Without the experimentation of artist and scientist through out the last 300 years our understanding of how colour-vision works would not be at the stage it is at today. It started with Isaac Newton who studied how the colour actually reaches the eye, but did not study how people subjectively see colour. Artist then began to study subjective colour observations in order to get a greater understanding of how it was perceived. Goethe studied the how an after image and other subject observations were perceived and worked in his 1400 page paper Farbenlehre. His study then lead two painters to expand on his work, Phillip Otto Runge and J.W.M. Turner, who expanded on Goethe's work by adding light and shade as a component of colour and giving colours symbolic meanings.

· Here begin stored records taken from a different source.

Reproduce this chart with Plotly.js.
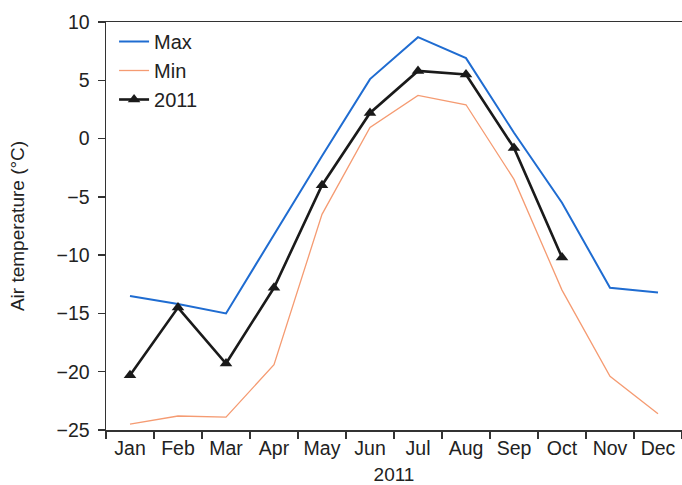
<!DOCTYPE html>
<html>
<head>
<meta charset="utf-8">
<script src="https://cdn.plot.ly/plotly-3.0.1.min.js"></script>
<style>html,body{margin:0;padding:0;background:#fff;}#chart{width:682px;height:485px;}</style>
</head>
<body>
<div id="chart"></div>
<script>
const months = ["Jan","Feb","Mar","Apr","May","Jun","Jul","Aug","Sep","Oct","Nov","Dec"];
const maxVals = [-13.5,-14.2,-15.0,-8.2,-1.5,5.1,8.7,6.9,0.5,-5.5,-12.8,-13.2];
const minVals = [-24.5,-23.8,-23.9,-19.4,-6.5,0.95,3.7,2.9,-3.5,-13.0,-20.4,-23.6];
const months2011 = ["Jan","Feb","Mar","Apr","May","Jun","Jul","Aug","Sep","Oct"];
const vals2011 = [-20.3,-14.5,-19.3,-12.8,-4.0,2.2,5.8,5.5,-0.8,-10.2];
const yTicks = [10,5,0,-5,-10,-15,-20,-25];

const traces = [
  {x: months, y: maxVals, name: "Max", mode: "lines", legendgroup: "a", line: {color: "#1f6cd1", width: 2}},
  {x: months, y: minVals, name: "Min", mode: "lines", legendgroup: "b", line: {color: "#f59b72", width: 1.3}},
  {x: months2011, y: vals2011, name: "2011", mode: "lines+markers", legendgroup: "c",
   line: {color: "#1a1a1a", width: 2.6},
   marker: {symbol: "triangle-up", size: 11, color: "#1a1a1a"}}
];

const layout = {
  width: 682, height: 485,
  margin: {l: 106, r: 0, t: 22, b: 55},
  paper_bgcolor: "#fff", plot_bgcolor: "#fff",
  font: {family: "Liberation Sans, Arial, sans-serif", size: 19, color: "#222"},
  showlegend: true,
  legend: {x: 0.014, y: 1.0, xanchor: "left", yanchor: "top", bgcolor: "rgba(0,0,0,0)",
           font: {size: 20, color: "#222"}, traceorder: "grouped", tracegroupgap: 0, itemwidth: 30},
  xaxis: {
    type: "category", categoryarray: months, range: [-0.5, 11.5],
    showline: true, linecolor: "#333", linewidth: 1.5, mirror: true,
    ticks: "outside", tickson: "boundaries", ticklen: 7, tickcolor: "#333", tickwidth: 1.5,
    showgrid: false, zeroline: false, tickfont: {size: 19.5},
    title: {text: "2011", font: {size: 19, color: "#222"}, standoff: 19}
  },
  yaxis: {
    range: [-25, 10], tickvals: yTicks,
    showline: true, linecolor: "#333", linewidth: 1.5,
    ticks: "outside", ticklen: 7, tickcolor: "#333", tickwidth: 1.5, ticklabelstandoff: 4,
    showgrid: false, zeroline: false, tickfont: {size: 19.5},
    title: {text: "Air temperature (°C)", font: {size: 19, color: "#222"}, standoff: 27}
  }
};

Plotly.newPlot("chart", traces, layout, {displayModeBar: false, staticPlot: true});
</script>
</body>
</html>
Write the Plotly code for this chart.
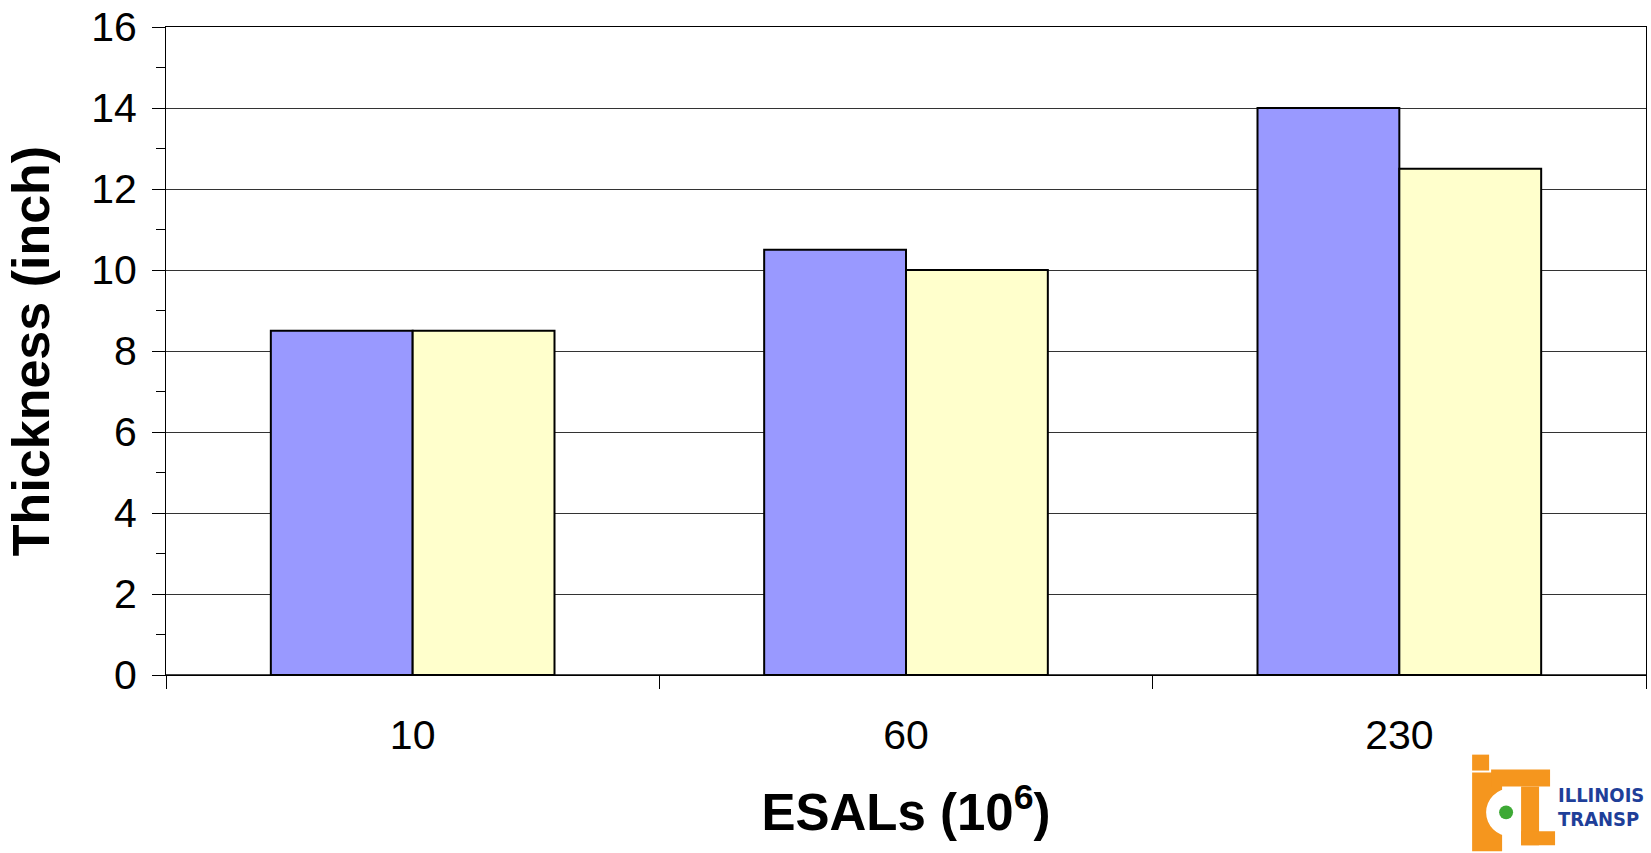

Ogden Rood, in the early 1900's released a book which became a handbook for artists which took the ideas of the previous perception of colour and put it in a way which was easy to read. He also stated that colour does not need to mixed on a palette but just by putting two colours next to each other on a canvas the eye would mix them together. The artist from then on started painting more emotive paintings rather than those based off narrative and so colour was used more to get an idea across rather than an accurate representation of the subjects of the painting.
Reference
Gage, J. (1993). Colours of the Mind in Colour and Culture: Practice and Meaning from Antiquity to Abstraction (pp.191-212). New York: Thames and Hudson.